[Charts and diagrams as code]

:::::

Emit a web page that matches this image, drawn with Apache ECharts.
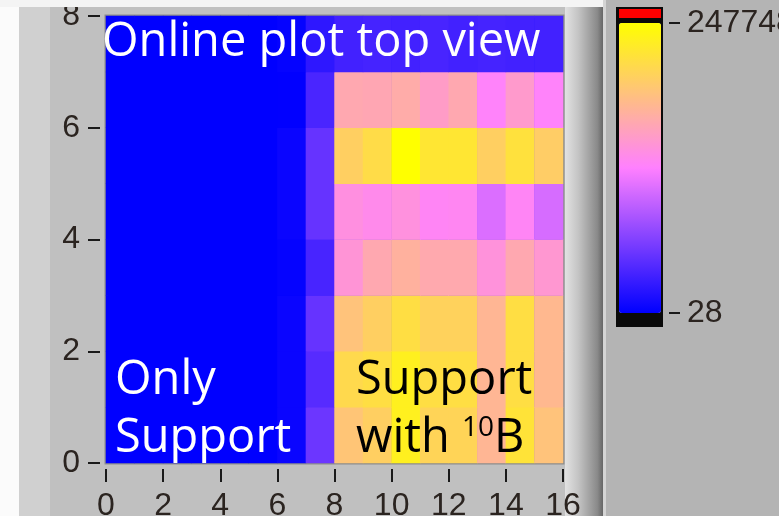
<!DOCTYPE html>
<html>
<head>
<meta charset="utf-8">
<script src="https://cdn.jsdelivr.net/npm/echarts@6/dist/echarts.min.js"></script>
<style>
  html, body { margin: 0; padding: 0; background: #c0c0c0; }
  #chart { width: 779px; height: 516px; }
</style>
</head>
<body>
<div id="chart"></div>
<script>
// Intensity map: 16 x 8 cells, counts per cell (row 0 at the bottom).
const xCells = [0, 1, 2, 3, 4, 5, 6, 7, 8, 9, 10, 11, 12, 13, 14, 15];
const yCells = [0, 1, 2, 3, 4, 5, 6, 7];

const row0 = [60, 45, 80, 50, 70, 90, 5010, 52100, 190800, 200700, 232900, 205600, 205600, 175900, 220500, 188300];
const row1 = [70, 50, 40, 90, 60, 80, 4980, 42100, 210600, 215500, 232900, 215500, 215500, 175900, 215500, 178400];
const row2 = [40, 60, 70, 50, 80, 30, 4950, 49600, 188300, 200700, 215500, 203200, 203200, 175900, 215500, 178400];
const row3 = [50, 40, 60, 70, 45, 55, 2500, 34700, 143700, 162300, 171000, 163500, 163500, 141200, 162300, 146200];
const row4 = [65, 35, 55, 40, 75, 45, 4980, 49600, 138800, 133800, 140000, 128800, 130100, 106500, 128800, 104100];
const row5 = [45, 70, 35, 60, 50, 65, 4980, 49600, 200700, 213100, 247748, 223000, 223000, 200700, 218000, 198200];
const row6 = [55, 40, 65, 45, 60, 50, 300, 35900, 162500, 161000, 166000, 151100, 162300, 126400, 148700, 126400];
const row7 = [28, 50, 45, 60, 40, 55, 2500, 22300, 32200, 33500, 32200, 34700, 32200, 33500, 32200, 32200];
const rows = [row0, row1, row2, row3, row4, row5, row6, row7];

// Axis ticks and colour-scale range
const xTicks = [0, 2, 4, 6, 8, 10, 12, 14, 16];
const yTicks = [0, 2, 4, 6, 8];
const scaleMin = 28;
const scaleMax = 247748;
const rampColors = ['#0000ff', '#8040ff', '#ff80ff', '#ffc080', '#ffff00'];

const cells = [];
rows.forEach((row, y) => row.forEach((v, x) => cells.push([x, y, v])));

const tickFont = { fontFamily: 'Liberation Sans', fontSize: 32, color: '#2b2420' };
const tickLine = { color: '#1a1a1a', width: 2 };
const noteFont = 'Open Sans';

const chart = echarts.init(document.getElementById('chart'), null, { renderer: 'canvas' });

chart.setOption({
  backgroundColor: '#c0c0c0',
  animation: false,
  grid: [
    { left: 106, top: 16, width: 457, height: 447, show: true, containLabel: false,
      outerBoundsMode: 'none',
      borderColor: '#8c8c8c', borderWidth: 3, backgroundColor: '#0000ff' },
    { left: 619, top: 23, width: 42, height: 290, show: false, containLabel: false,
      outerBoundsMode: 'none' }
  ],
  xAxis: [
    { type: 'category', gridIndex: 0, data: xCells, position: 'top', show: false },
    { type: 'value', gridIndex: 0, min: xTicks[0], max: xTicks[xTicks.length - 1], interval: 2,
      position: 'bottom', offset: 6,
      axisLine: { show: false, onZero: false },
      axisTick: { show: true, length: 13, lineStyle: tickLine },
      axisLabel: Object.assign({ margin: 21 }, tickFont),
      splitLine: { show: false } },
    { type: 'value', gridIndex: 1, show: false, min: 0, max: 1 }
  ],
  yAxis: [
    { type: 'category', gridIndex: 0, data: yCells, position: 'right', show: false },
    { type: 'value', gridIndex: 0, min: yTicks[0], max: yTicks[yTicks.length - 1], interval: 2,
      position: 'left', offset: 6,
      axisLine: { show: false, onZero: false },
      axisTick: { show: true, length: 12, lineStyle: tickLine },
      axisLabel: Object.assign({ margin: 20 }, tickFont),
      splitLine: { show: false } },
    // colour-ramp scale: only its two end values are marked
    { type: 'value', gridIndex: 1, min: scaleMin, max: scaleMax, interval: scaleMax - scaleMin,
      position: 'right', offset: 8,
      axisLine: { show: false, onZero: false },
      axisTick: { show: true, length: 11, lineStyle: tickLine },
      axisLabel: Object.assign({ margin: 18, showMinLabel: true, showMaxLabel: true,
                                 formatter: v => String(v) }, tickFont),
      splitLine: { show: false } }
  ],
  visualMap: {
    type: 'continuous',
    seriesIndex: 0,
    dimension: 2,
    min: scaleMin,
    max: scaleMax,
    calculable: false,
    hoverLink: false,
    orient: 'vertical',
    left: 619,
    top: 23,
    padding: 0,
    itemWidth: 42,
    itemHeight: 290,
    text: null,
    inRange: { color: rampColors }
  },
  series: [{
    type: 'heatmap',
    xAxisIndex: 0,
    yAxisIndex: 0,
    data: cells,
    emphasis: { disabled: true },
    itemStyle: { borderWidth: 0 }
  }],
  graphic: [
    // panel backdrop
    { type: 'rect', z: -10, shape: { x: 0, y: 0, width: 19, height: 516 }, style: { fill: '#fbfbfb' } },
    { type: 'rect', z: -10, shape: { x: 19, y: 0, width: 31, height: 516 }, style: { fill: '#d0d0d0' } },
    { type: 'rect', z: -10, shape: { x: 565, y: 0, width: 38, height: 516 },
      style: { fill: new echarts.graphic.LinearGradient(0, 0, 1, 0, [
        { offset: 0, color: '#e2e2e2' }, { offset: 0.35, color: '#c4c4c4' },
        { offset: 0.85, color: '#8a8a8a' }, { offset: 1, color: '#666666' }]) } },
    { type: 'rect', z: -10, shape: { x: 603, y: 0, width: 3, height: 516 }, style: { fill: '#d4d4d4' } },
    { type: 'rect', z: -10, shape: { x: 606, y: 0, width: 173, height: 516 }, style: { fill: '#b4b4b4' } },
    { type: 'rect', z: 50, shape: { x: 0, y: 0, width: 603, height: 7 }, style: { fill: '#f4f4f4' } },
    // colour-ramp frame with the over-range swatch
    { type: 'rect', z: -5, shape: { x: 616, y: 7, width: 47, height: 320 }, style: { fill: '#0a0a0a' } },
    { type: 'rect', z: -4, shape: { x: 619, y: 9, width: 42, height: 9 }, style: { fill: '#ff0000' } },
    // annotations
    { type: 'text', z: 60, left: 102, top: 19,
      style: { text: 'Online plot top view', font: '47px "' + noteFont + '"', fill: '#ffffff' } },
    { type: 'text', z: 60, left: 115, top: 352,
      style: { text: 'Only\nSupport', font: '47px "' + noteFont + '"', lineHeight: 58, fill: '#ffffff' } },
    { type: 'text', z: 60, left: 356, top: 352,
      style: {
        text: '{a|Support}\n{a|with }{s|10}{a|B}',
        lineHeight: 58,
        fill: '#000000',
        rich: {
          a: { font: '47px "' + noteFont + '"', fill: '#000000', lineHeight: 58 },
          s: { font: '28px "' + noteFont + '"', fill: '#000000', lineHeight: 58, padding: [0, 0, 22, 0] }
        }
      } }
  ]
});
</script>
</body>
</html>
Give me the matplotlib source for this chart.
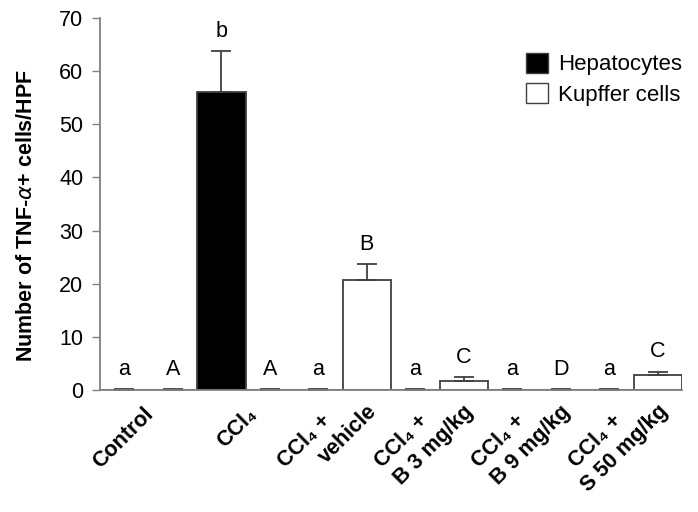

:::::

### GIVEN REQUEST
Your task is to reproduce all of the material exactly. The pictures stay out.

### RESPONSE
Emit a web page that matches this image, drawn with Apache ECharts.
<!DOCTYPE html>
<html>
<head>
<meta charset="utf-8">
<script src="https://cdn.jsdelivr.net/npm/echarts@6/dist/echarts.min.js"></script>
<style>
  html, body { margin: 0; padding: 0; background: #c0c0c0; }
  #chart { width: 779px; height: 516px; }
</style>
</head>
<body>
<div id="chart"></div>
<script>
// Intensity map: 16 x 8 cells, counts per cell (row 0 at the bottom).
const xCells = [0, 1, 2, 3, 4, 5, 6, 7, 8, 9, 10, 11, 12, 13, 14, 15];
const yCells = [0, 1, 2, 3, 4, 5, 6, 7];

const row0 = [60, 45, 80, 50, 70, 90, 5010, 52100, 190800, 200700, 232900, 205600, 205600, 175900, 220500, 188300];
const row1 = [70, 50, 40, 90, 60, 80, 4980, 42100, 210600, 215500, 232900, 215500, 215500, 175900, 215500, 178400];
const row2 = [40, 60, 70, 50, 80, 30, 4950, 49600, 188300, 200700, 215500, 203200, 203200, 175900, 215500, 178400];
const row3 = [50, 40, 60, 70, 45, 55, 2500, 34700, 143700, 162300, 171000, 163500, 163500, 141200, 162300, 146200];
const row4 = [65, 35, 55, 40, 75, 45, 4980, 49600, 138800, 133800, 140000, 128800, 130100, 106500, 128800, 104100];
const row5 = [45, 70, 35, 60, 50, 65, 4980, 49600, 200700, 213100, 247748, 223000, 223000, 200700, 218000, 198200];
const row6 = [55, 40, 65, 45, 60, 50, 300, 35900, 162500, 161000, 166000, 151100, 162300, 126400, 148700, 126400];
const row7 = [28, 50, 45, 60, 40, 55, 2500, 22300, 32200, 33500, 32200, 34700, 32200, 33500, 32200, 32200];
const rows = [row0, row1, row2, row3, row4, row5, row6, row7];

// Axis ticks and colour-scale range
const xTicks = [0, 2, 4, 6, 8, 10, 12, 14, 16];
const yTicks = [0, 2, 4, 6, 8];
const scaleMin = 28;
const scaleMax = 247748;
const rampColors = ['#0000ff', '#8040ff', '#ff80ff', '#ffc080', '#ffff00'];

const cells = [];
rows.forEach((row, y) => row.forEach((v, x) => cells.push([x, y, v])));

const tickFont = { fontFamily: 'Liberation Sans', fontSize: 32, color: '#2b2420' };
const tickLine = { color: '#1a1a1a', width: 2 };
const noteFont = 'Open Sans';

const chart = echarts.init(document.getElementById('chart'), null, { renderer: 'canvas' });

chart.setOption({
  backgroundColor: '#c0c0c0',
  animation: false,
  grid: [
    { left: 106, top: 16, width: 457, height: 447, show: true, containLabel: false,
      outerBoundsMode: 'none',
      borderColor: '#8c8c8c', borderWidth: 3, backgroundColor: '#0000ff' },
    { left: 619, top: 23, width: 42, height: 290, show: false, containLabel: false,
      outerBoundsMode: 'none' }
  ],
  xAxis: [
    { type: 'category', gridIndex: 0, data: xCells, position: 'top', show: false },
    { type: 'value', gridIndex: 0, min: xTicks[0], max: xTicks[xTicks.length - 1], interval: 2,
      position: 'bottom', offset: 6,
      axisLine: { show: false, onZero: false },
      axisTick: { show: true, length: 13, lineStyle: tickLine },
      axisLabel: Object.assign({ margin: 21 }, tickFont),
      splitLine: { show: false } },
    { type: 'value', gridIndex: 1, show: false, min: 0, max: 1 }
  ],
  yAxis: [
    { type: 'category', gridIndex: 0, data: yCells, position: 'right', show: false },
    { type: 'value', gridIndex: 0, min: yTicks[0], max: yTicks[yTicks.length - 1], interval: 2,
      position: 'left', offset: 6,
      axisLine: { show: false, onZero: false },
      axisTick: { show: true, length: 12, lineStyle: tickLine },
      axisLabel: Object.assign({ margin: 20 }, tickFont),
      splitLine: { show: false } },
    // colour-ramp scale: only its two end values are marked
    { type: 'value', gridIndex: 1, min: scaleMin, max: scaleMax, interval: scaleMax - scaleMin,
      position: 'right', offset: 8,
      axisLine: { show: false, onZero: false },
      axisTick: { show: true, length: 11, lineStyle: tickLine },
      axisLabel: Object.assign({ margin: 18, showMinLabel: true, showMaxLabel: true,
                                 formatter: v => String(v) }, tickFont),
      splitLine: { show: false } }
  ],
  visualMap: {
    type: 'continuous',
    seriesIndex: 0,
    dimension: 2,
    min: scaleMin,
    max: scaleMax,
    calculable: false,
    hoverLink: false,
    orient: 'vertical',
    left: 619,
    top: 23,
    padding: 0,
    itemWidth: 42,
    itemHeight: 290,
    text: null,
    inRange: { color: rampColors }
  },
  series: [{
    type: 'heatmap',
    xAxisIndex: 0,
    yAxisIndex: 0,
    data: cells,
    emphasis: { disabled: true },
    itemStyle: { borderWidth: 0 }
  }],
  graphic: [
    // panel backdrop
    { type: 'rect', z: -10, shape: { x: 0, y: 0, width: 19, height: 516 }, style: { fill: '#fbfbfb' } },
    { type: 'rect', z: -10, shape: { x: 19, y: 0, width: 31, height: 516 }, style: { fill: '#d0d0d0' } },
    { type: 'rect', z: -10, shape: { x: 565, y: 0, width: 38, height: 516 },
      style: { fill: new echarts.graphic.LinearGradient(0, 0, 1, 0, [
        { offset: 0, color: '#e2e2e2' }, { offset: 0.35, color: '#c4c4c4' },
        { offset: 0.85, color: '#8a8a8a' }, { offset: 1, color: '#666666' }]) } },
    { type: 'rect', z: -10, shape: { x: 603, y: 0, width: 3, height: 516 }, style: { fill: '#d4d4d4' } },
    { type: 'rect', z: -10, shape: { x: 606, y: 0, width: 173, height: 516 }, style: { fill: '#b4b4b4' } },
    { type: 'rect', z: 50, shape: { x: 0, y: 0, width: 603, height: 7 }, style: { fill: '#f4f4f4' } },
    // colour-ramp frame with the over-range swatch
    { type: 'rect', z: -5, shape: { x: 616, y: 7, width: 47, height: 320 }, style: { fill: '#0a0a0a' } },
    { type: 'rect', z: -4, shape: { x: 619, y: 9, width: 42, height: 9 }, style: { fill: '#ff0000' } },
    // annotations
    { type: 'text', z: 60, left: 102, top: 19,
      style: { text: 'Online plot top view', font: '47px "' + noteFont + '"', fill: '#ffffff' } },
    { type: 'text', z: 60, left: 115, top: 352,
      style: { text: 'Only\nSupport', font: '47px "' + noteFont + '"', lineHeight: 58, fill: '#ffffff' } },
    { type: 'text', z: 60, left: 356, top: 352,
      style: {
        text: '{a|Support}\n{a|with }{s|10}{a|B}',
        lineHeight: 58,
        fill: '#000000',
        rich: {
          a: { font: '47px "' + noteFont + '"', fill: '#000000', lineHeight: 58 },
          s: { font: '28px "' + noteFont + '"', fill: '#000000', lineHeight: 58, padding: [0, 0, 22, 0] }
        }
      } }
  ]
});
</script>
</body>
</html>
Give me the matplotlib source for this chart.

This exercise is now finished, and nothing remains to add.